Day is known as the photographer who discovered Kate Moss and ushered in "grunge" fashion photography—a too-easy label, probably. This, from a piece about her in the Guardian:
"Corinne had a very ambivalent relationship with what she had achieved," says photography curator and writer Charlotte Cotton, "Nothing was straightforward for her, not the fashion world or the art world that she tentatively moved into the 90s. She saw the inherent ridiculousness of both and instinctively reacted against it."
(Note: the Guardian article says Day died at age 48, but Day's official website gives her birth year as 1965.)

Day herself noted that that her ideas about what photography could be were shaped by Nan Goldin, whose Ballad of Sexual Dependency opened up new possibilities for photographers who felt like opening up a vein or two and letting the hurt flow. What I was stunned at, when Day's work began to appear in The Face in the early 1990s, is how quickly and thoroughly her type of imagery replaced the neo-Hollywood glamour photography of the late 80s.

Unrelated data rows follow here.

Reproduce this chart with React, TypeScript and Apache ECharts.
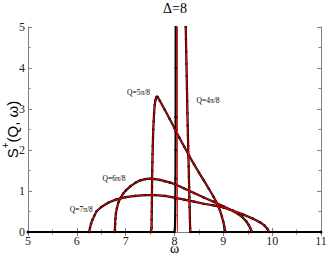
import React, { useEffect, useRef } from "react";
import * as echarts from "echarts";

// ω (x) and S+(Q,ω) (y)
const xTicks = [5, 6, 7, 8, 9, 10, 11];
const yTicks = [0, 1, 2, 3, 4, 5];

const q4Black: [number, number][] = [
  [5, 0], [8.0, 0], [8.01, 0.1], [8.015, 0.4], [8.018, 0.8], [8.02, 1.3], [8.022, 2.0],
  [8.023, 2.8], [8.024, 4.0], [8.025, 6.0], [8.22, 6.0], [8.23, 5.0], [8.235, 4.7], [8.24, 4.4],
  [8.245, 4.1], [8.25, 3.8], [8.255, 3.5], [8.26, 3.2], [8.265, 2.9], [8.27, 2.6], [8.275, 2.35],
  [8.28, 2.1], [8.285, 1.85], [8.29, 1.6], [8.295, 1.35], [8.3, 1.1], [8.305, 0.85], [8.31, 0.6],
  [8.315, 0.35], [8.32, 0.1], [8.325, 0], [11, 0],
];
const q4Red: [number, number][] = [
  [8.06, 0], [8.06, 6.0], [8.22, 6.0], [8.23, 5.0], [8.24, 4.4], [8.25, 3.8], [8.26, 3.2],
  [8.27, 2.6], [8.28, 2.1], [8.29, 1.6], [8.3, 1.1], [8.31, 0.6], [8.32, 0.1], [8.325, 0],
];
const q5Black: [number, number][] = [
  [5, 0], [7.52, 0], [7.53, 0.1], [7.532, 0.3], [7.534, 0.5], [7.536, 0.7], [7.538, 0.9],
  [7.54, 1.1], [7.542, 1.3], [7.545, 1.5], [7.548, 1.7], [7.551, 1.9], [7.555, 2.1], [7.56, 2.3],
  [7.566, 2.5], [7.573, 2.7], [7.582, 2.9], [7.595, 3.1], [7.61, 3.22], [7.63, 3.29], [7.645, 3.3],
  [7.66, 3.28], [7.7, 3.2], [7.8, 2.98], [7.9, 2.76], [8.0, 2.53], [8.1, 2.3], [8.2, 2.08],
  [8.3, 1.86], [8.4, 1.65], [8.5, 1.45], [8.6, 1.26], [8.7, 1.06], [8.8, 0.86], [8.87, 0.7],
  [8.93, 0.53], [8.97, 0.38], [9.0, 0.25], [9.02, 0.13], [9.035, 0.04], [9.04, 0], [11, 0],
];
const q6Black: [number, number][] = [
  [5, 0], [6.77, 0], [6.78, 0.05], [6.785, 0.2], [6.79, 0.33], [6.8, 0.45], [6.82, 0.58],
  [6.85, 0.72], [6.9, 0.84], [6.95, 0.94], [7.0, 1.01], [7.1, 1.12], [7.2, 1.2], [7.3, 1.26],
  [7.4, 1.29], [7.5, 1.3], [7.6, 1.29], [7.7, 1.27], [7.8, 1.24], [7.9, 1.21], [8.0, 1.17],
  [8.2, 1.06], [8.4, 0.95], [8.6, 0.84], [8.8, 0.74], [9.0, 0.63], [9.2, 0.51], [9.3, 0.44],
  [9.4, 0.35], [9.47, 0.26], [9.52, 0.17], [9.55, 0.1], [9.57, 0.04], [9.58, 0], [11, 0],
];
const q7Black: [number, number][] = [
  [5, 0], [6.25, 0], [6.26, 0], [6.27, 0.1], [6.29, 0.2], [6.32, 0.3], [6.36, 0.4], [6.4, 0.5],
  [6.5, 0.61], [6.65, 0.72], [6.8, 0.79], [7.0, 0.85], [7.2, 0.88], [7.4, 0.9], [7.6, 0.9],
  [7.8, 0.88], [8.0, 0.84], [8.2, 0.79], [8.4, 0.74], [8.6, 0.69], [8.8, 0.65], [9.0, 0.6],
  [9.2, 0.52], [9.4, 0.43], [9.6, 0.33], [9.75, 0.24], [9.84, 0.16], [9.9, 0.08], [9.94, 0], [11, 0],
];

const labels = [
  { text: "Q=5π/8", x: 138.5, y: 92.5 },
  { text: "Q=4π/8", x: 208, y: 100 },
  { text: "Q=6π/8", x: 114, y: 178.7 },
  { text: "Q=7π/8", x: 81.3, y: 209.7 },
];

const support = (d: [number, number][]) => {
  let s = 0;
  let e = d.length - 1;
  for (let i = 0; i < d.length; i++) if (d[i][1] === 0 && (i + 1 < d.length && d[i + 1][1] > 0)) { s = i; break; }
  for (let i = d.length - 1; i > 0; i--) if (d[i][1] === 0 && d[i - 1][1] > 0) { e = i; break; }
  return d.slice(s, e + 1);
};

const serif = "Times New Roman, Liberation Serif, DejaVu Serif, serif";
const sans = "Liberation Sans, Arial, sans-serif";
const frame = "#808080";

export default function App() {
  const ref = useRef<HTMLDivElement>(null);
  useEffect(() => {
    if (!ref.current) return;
    const chart = echarts.init(ref.current, null, { renderer: "svg" });
    const axisCommon = (showLabel: boolean) => ({
      axisLine: { show: true, lineStyle: { color: frame, width: 1 } },
      axisTick: { show: true, inside: true, length: 4, lineStyle: { color: frame } },
      minorTick: { show: true, splitNumber: 2, length: 2.5, lineStyle: { color: frame } },
      splitLine: { show: false },
      minorSplitLine: { show: false },
      axisLabel: showLabel
        ? { show: true, fontFamily: serif, fontSize: 12, lineHeight: 11, color: "#222", margin: 3 }
        : { show: false },
    });
    const blackSeries = [q4Black, q5Black, q6Black, q7Black].map((d) => ({
      type: "line",
      data: d,
      xAxisIndex: 0,
      yAxisIndex: 0,
      showSymbol: true,
      showAllSymbol: true,
      symbol: "circle",
      symbolSize: 2.5,
      itemStyle: { color: "#000" },
      lineStyle: { color: "#000", width: 2.2 },
      clip: true,
      z: 2,
    }));
    const redSeries = [q4Red, support(q5Black), support(q6Black), support(q7Black)].map((d) => ({
      type: "line",
      data: d,
      xAxisIndex: 0,
      yAxisIndex: 0,
      showSymbol: false,
      lineStyle: { color: "#ff0000", width: 1 },
      clip: true,
      z: 3,
    }));
    chart.setOption({
      animation: false,
      grid: { left: 28, right: 6, top: 27, bottom: 22, containLabel: false, outerBoundsMode: "none" },
      xAxis: [
        {
          type: "value", min: xTicks[0], max: xTicks[xTicks.length - 1], interval: 1, position: "bottom",
          name: "ω", nameLocation: "middle", nameGap: 11, nameMoveOverlap: false,
          nameTextStyle: { fontFamily: serif, fontSize: 14, lineHeight: 10, color: "#000" },
          ...axisCommon(true),
        },
        {
          type: "value", min: xTicks[0], max: xTicks[xTicks.length - 1], interval: 1, position: "top",
          ...axisCommon(false),
        },
      ],
      yAxis: [
        {
          type: "value", min: yTicks[0], max: yTicks[yTicks.length - 1], interval: 1, position: "left",
          name: "{s|S}{p|+}{s|(Q, ω)}", nameLocation: "middle", nameGap: 8, nameMoveOverlap: false,
          nameTextStyle: {
            fontFamily: sans, fontSize: 15, color: "#000",
            rich: {
              s: { fontFamily: sans, fontSize: 15, color: "#000", lineHeight: 20, verticalAlign: "bottom" },
              p: { fontFamily: sans, fontSize: 10, color: "#000", lineHeight: 20, verticalAlign: "top" },
            },
          },
          ...axisCommon(true),
        },
        {
          type: "value", min: yTicks[0], max: yTicks[yTicks.length - 1], interval: 1, position: "right",
          ...axisCommon(false),
        },
      ],
      graphic: [
        {
          type: "text", x: 175, y: 8,
          style: { text: "Δ=8", fontFamily: serif, fontSize: 14, fill: "#000", textAlign: "center", textVerticalAlign: "middle" },
        },
        ...labels.map((l) => ({
          type: "text", x: l.x, y: l.y, z: 10,
          style: { text: l.text, fontFamily: serif, fontSize: 7.5, fill: "#000", textAlign: "center", textVerticalAlign: "middle" },
        })),
      ],
      series: [...blackSeries, ...redSeries],
    });
    return () => chart.dispose();
  }, []);
  return <div ref={ref} style={{ width: 327, height: 254, position: "absolute", left: 0, top: 0 }} />;
}
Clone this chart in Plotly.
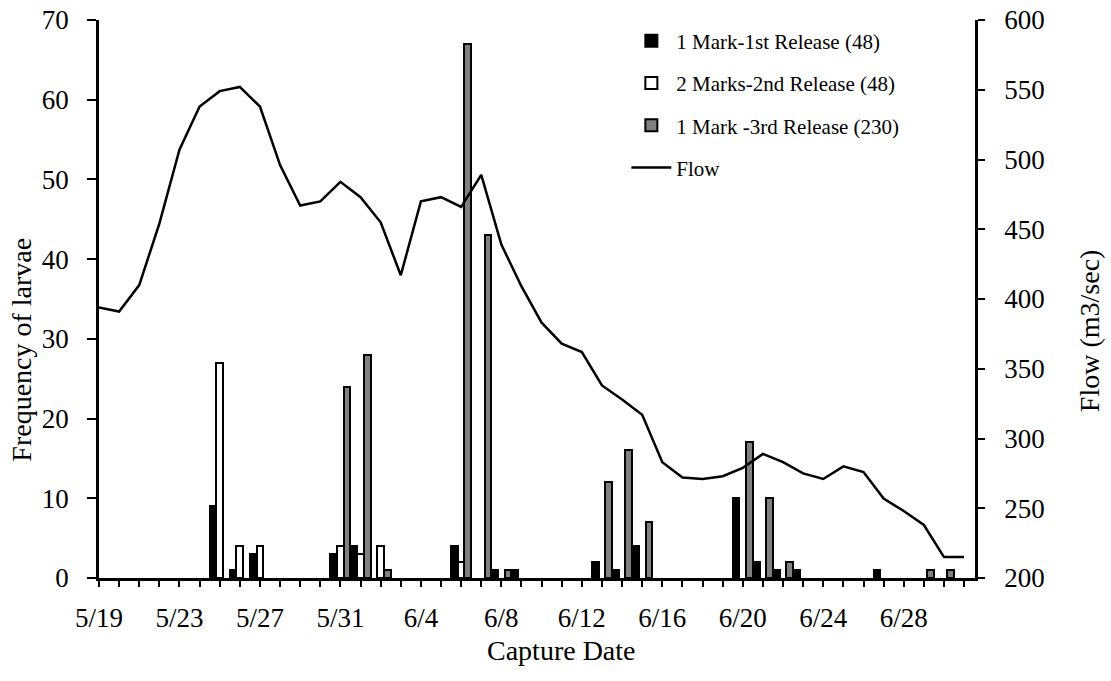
import pandas as pd
import plotly.graph_objects as go

YEAR = 2010

# Daily river flow (m3/sec), 5/19 .. 7/1
flow_dates = ["5/19", "5/20", "5/21", "5/22", "5/23", "5/24", "5/25", "5/26", "5/27", "5/28",
              "5/29", "5/30", "5/31", "6/1", "6/2", "6/3", "6/4", "6/5", "6/6", "6/7",
              "6/8", "6/9", "6/10", "6/11", "6/12", "6/13", "6/14", "6/15", "6/16", "6/17",
              "6/18", "6/19", "6/20", "6/21", "6/22", "6/23", "6/24", "6/25", "6/26", "6/27",
              "6/28", "6/29", "6/30", "7/1"]
flow_values = [394, 391, 410, 454, 507, 538, 549, 552, 538, 496,
               467, 470, 484, 473, 455, 417, 470, 473, 466, 489,
               439, 409, 383, 368, 362, 338, 328, 317, 283, 272,
               271, 273, 279, 289, 283, 275, 271, 280, 276, 257,
               248, 238, 215, 215]

# Recaptured larvae per day
rel1_dates = ["5/25", "5/26", "5/27", "5/31", "6/1", "6/6", "6/8", "6/9", "6/13", "6/14",
              "6/15", "6/20", "6/21", "6/22", "6/23", "6/27"]
rel1_counts = [9, 1, 3, 3, 4, 4, 1, 1, 2, 1, 4, 10, 2, 1, 1, 1]

rel2_dates = ["5/25", "5/26", "5/27", "5/31", "6/1", "6/2", "6/6"]
rel2_counts = [27, 4, 4, 4, 3, 4, 2]

rel3_dates = ["5/31", "6/1", "6/2", "6/6", "6/7", "6/8", "6/13", "6/14", "6/15", "6/20",
              "6/21", "6/22", "6/29", "6/30"]
rel3_counts = [24, 28, 1, 67, 43, 1, 12, 16, 7, 17, 10, 2, 1, 1]

series_names = ["1 Mark-1st Release (48)", "2 Marks-2nd Release (48)",
                "1 Mark -3rd Release (230)", "Flow"]
series_colors = ["#000000", "#ffffff", "#808080"]

x_labels = ["5/19", "5/23", "5/27", "5/31", "6/4", "6/8", "6/12", "6/16", "6/20", "6/24", "6/28"]
left_ticks = [0, 10, 20, 30, 40, 50, 60, 70]
right_ticks = [200, 250, 300, 350, 400, 450, 500, 550, 600]


def to_date(md):
    m, d = md.split("/")
    return pd.Timestamp(year=YEAR, month=int(m), day=int(d))


all_days = [to_date(s) for s in flow_dates]


def full_series(dates, counts):
    lookup = {to_date(d): c for d, c in zip(dates, counts)}
    return [lookup.get(day) for day in all_days]


FONT = "Liberation Serif"
TICK_SIZE = 27
TITLE_SIZE = 28
fig = go.Figure()

for name, color, (dts, cnts) in zip(series_names[:3], series_colors,
                                    [(rel1_dates, rel1_counts), (rel2_dates, rel2_counts),
                                     (rel3_dates, rel3_counts)]):
    fig.add_trace(go.Bar(
        x=all_days, y=full_series(dts, cnts), name=name, legendgroup=name,
        marker=dict(color=color, line=dict(color="black", width=2)),
        yaxis="y",
    ))

fig.add_trace(go.Scatter(
    x=all_days, y=flow_values, name=series_names[3], legendgroup="flow",
    mode="lines", line=dict(color="black", width=2.5), yaxis="y2",
))

x_start = all_days[0]
x_end = all_days[-1] + pd.Timedelta(hours=13)

fig.update_layout(
    width=1111, height=681,
    margin=dict(l=99, r=136, t=20, b=103, autoexpand=False),
    paper_bgcolor="white", plot_bgcolor="white",
    barmode="group", bargap=0, bargroupgap=0,
    font=dict(family=FONT, size=TICK_SIZE, color="black"),
    showlegend=True,
    legend=dict(x=0.602, y=0.999, xanchor="left", yanchor="top",
                font=dict(family=FONT, size=21, color="black"),
                bgcolor="rgba(0,0,0,0)", itemwidth=40, tracegroupgap=12,
                traceorder="grouped"),
    xaxis=dict(
        type="date", range=[x_start, x_end], automargin=False,
        tickmode="array", tickvals=[to_date(s) for s in x_labels], ticktext=x_labels,
        ticks="outside", ticklen=6, tickwidth=2, tickcolor="black",
        minor=dict(dtick=86400000, tick0=x_start, ticks="outside", ticklen=6,
                   tickwidth=2, tickcolor="black", showgrid=False),
        showline=True, linecolor="black", linewidth=2.5,
        showgrid=False, zeroline=False, ticklabeloverflow="allow",
        tickfont=dict(family=FONT, size=TICK_SIZE), ticklabelstandoff=8,
    ),
    yaxis=dict(
        range=[0, 70], tickvals=left_ticks, automargin=False,
        ticks="outside", ticklen=9, tickwidth=2, tickcolor="black",
        showline=True, linecolor="black", linewidth=2.5,
        showgrid=False, zeroline=False, ticklabeloverflow="allow",
        tickfont=dict(family=FONT, size=TICK_SIZE), ticklabelstandoff=13,
    ),
    yaxis2=dict(
        range=[200, 600], tickvals=right_ticks, overlaying="y", side="right",
        automargin=False,
        ticks="outside", ticklen=7, tickwidth=2, tickcolor="black",
        showline=True, linecolor="black", linewidth=2.5,
        showgrid=False, zeroline=False, ticklabeloverflow="allow",
        tickfont=dict(family=FONT, size=TICK_SIZE), ticklabelstandoff=14,
    ),
    annotations=[
        dict(text="Frequency of larvae", xref="paper", yref="paper",
             x=-0.088, y=0.409, textangle=-90, showarrow=False, borderpad=0,
             xanchor="center", yanchor="middle", font=dict(family=FONT, size=TITLE_SIZE)),
        dict(text="Flow (m3/sec)", xref="paper", yref="paper",
             x=1.13, y=0.444, textangle=-90, showarrow=False, borderpad=0,
             xanchor="center", yanchor="middle", font=dict(family=FONT, size=TITLE_SIZE)),
        dict(text="Capture Date", xref="paper", yref="paper",
             x=0.528, y=-0.13, showarrow=False, borderpad=0,
             xanchor="center", yanchor="middle", font=dict(family=FONT, size=TITLE_SIZE)),
    ],
)

fig.write_html("out.html",
               config={"displayModeBar": False},
               post_script="document.body.style.margin='0';document.body.style.overflow='hidden';")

The change came as a reaction to the past, the way fashion upheavals do. But the consequences were important and long lasting. Day's images were not only anti-fashion and anti-celebrity, but also opposed to the tradition of photography as iconography. The shimmering idolatry of  "Hollywood photographers" like Herb Ritts, Matthew Rolston, and Greg Gorman was not meant to be real, but quite the opposite, and it was meant to last for the ages. ("We didn't have dialog," says the faded silent-screen star Norma Desmond in Sunset Blvd. "We had faces.")

The people in Corinne Day's  pictures were meant to be real, and being real they were entirely tenuous.

Her fashion images didn't capture people, as photography had always done; Day's subjects seemed merely to move past her camera, to be remembered or forgotten, as the viewer wished. In the Guardian article, Juergen Teller, another photographer who emerged in the early 1990s, describes Day's early pictures of Kate Moss as having an "end-of-summer feeling." Now summer is over.